Cette troisième Symphonie de Mahler, comme d'ailleurs toutes les autres, n'est plus une nouveauté dans cette ville. L'OSM l'a donnée au moins huit fois. On l'a aussi entendue à l'OM et, dès 1995, à McGill: Timothy Vernon la dirigea en effet avec la même soliste que cette fois-ci, mais qui s'appelait alors Maria Popescu. Le concert de 1995 avait eu lieu à l'église Saint-Jean-Baptiste et c'est encore là qu'on devait aller cette année. Mais, à cause de la grève à McGill, il fallut demeurer à la maison.

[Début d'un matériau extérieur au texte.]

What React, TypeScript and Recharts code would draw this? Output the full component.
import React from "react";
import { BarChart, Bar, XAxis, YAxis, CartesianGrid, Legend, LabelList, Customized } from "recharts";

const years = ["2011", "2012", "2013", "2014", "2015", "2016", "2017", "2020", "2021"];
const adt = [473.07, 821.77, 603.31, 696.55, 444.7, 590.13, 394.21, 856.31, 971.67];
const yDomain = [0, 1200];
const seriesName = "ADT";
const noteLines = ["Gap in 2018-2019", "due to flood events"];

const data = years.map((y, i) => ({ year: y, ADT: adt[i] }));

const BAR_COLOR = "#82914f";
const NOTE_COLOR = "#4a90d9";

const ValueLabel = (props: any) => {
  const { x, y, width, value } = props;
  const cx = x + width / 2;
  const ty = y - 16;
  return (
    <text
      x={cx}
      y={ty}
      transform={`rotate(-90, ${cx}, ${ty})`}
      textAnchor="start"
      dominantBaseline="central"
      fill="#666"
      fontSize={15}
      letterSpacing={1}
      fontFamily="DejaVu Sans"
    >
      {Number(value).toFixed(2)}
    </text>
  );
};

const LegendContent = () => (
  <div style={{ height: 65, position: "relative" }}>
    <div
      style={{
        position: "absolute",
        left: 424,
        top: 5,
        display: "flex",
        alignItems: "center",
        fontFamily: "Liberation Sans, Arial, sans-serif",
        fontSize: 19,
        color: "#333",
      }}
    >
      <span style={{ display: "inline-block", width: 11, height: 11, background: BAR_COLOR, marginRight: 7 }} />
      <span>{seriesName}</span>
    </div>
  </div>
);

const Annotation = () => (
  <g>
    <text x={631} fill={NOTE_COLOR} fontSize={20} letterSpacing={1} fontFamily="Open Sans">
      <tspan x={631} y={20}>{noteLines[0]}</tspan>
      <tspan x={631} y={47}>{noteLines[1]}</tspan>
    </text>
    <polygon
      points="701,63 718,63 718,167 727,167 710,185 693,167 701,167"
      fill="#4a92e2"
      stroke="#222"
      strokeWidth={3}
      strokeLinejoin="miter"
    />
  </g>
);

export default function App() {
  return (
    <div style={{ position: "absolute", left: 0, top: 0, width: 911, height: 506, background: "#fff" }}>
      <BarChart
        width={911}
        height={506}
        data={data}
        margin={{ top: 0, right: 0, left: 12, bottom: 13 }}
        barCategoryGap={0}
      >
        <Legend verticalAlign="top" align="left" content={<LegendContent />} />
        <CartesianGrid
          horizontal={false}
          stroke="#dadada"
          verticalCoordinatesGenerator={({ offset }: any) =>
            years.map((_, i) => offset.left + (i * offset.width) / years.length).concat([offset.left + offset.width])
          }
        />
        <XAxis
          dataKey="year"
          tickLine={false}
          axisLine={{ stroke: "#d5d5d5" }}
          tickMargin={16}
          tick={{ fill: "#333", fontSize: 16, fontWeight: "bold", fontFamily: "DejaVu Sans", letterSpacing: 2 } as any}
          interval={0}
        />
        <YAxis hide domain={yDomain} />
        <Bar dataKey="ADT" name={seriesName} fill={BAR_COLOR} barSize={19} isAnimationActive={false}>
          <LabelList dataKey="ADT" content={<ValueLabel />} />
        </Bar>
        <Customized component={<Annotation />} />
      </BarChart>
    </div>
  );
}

Encore une fois -- et tant pis si j'ai l'air de me répéter --, Alexis Hauser et son armée de brillants jeunes sujets nous valent une soirée de complet étonnement. Comme toujours, le chef autrichien, titulaire à McGill depuis plus de 10 ans, dirige de mémoire, et sans oublier une seule des innombrables nuances indiquées par Mahler dans ce vaste poème de la nature. C'est un premier exploit, et double, car il s'agit d'une partition extrêmement touffue, très longue (une heure et 40 minutes, sans entracte) et rassemblant un orchestre très augmenté (huit cors, deux harpes, grosse percussion, etc.) qui, dans le cas présent, est formé d'étudiants ayant peu, ou pas du tout, l'expérience du concert. Sur leurs visages se lit la pleine confiance qu'ils ont en leur mentor. Il faut d'ailleurs observer celui-ci : un geste énergique du bras et deux groupes, aux deux extrémités de l'orchestre, se répondent instantanément!

Le tapage infernal produit par cette multitude d'instruments dépasse par moments ce que les murs de Pollack peuvent contenir. À l'opposé, Hauser sait réduire le volume à un degré proche du silence. Bref, dans le délire ou dans l'accalmie, il rejoint exactement ce que Mahler demande.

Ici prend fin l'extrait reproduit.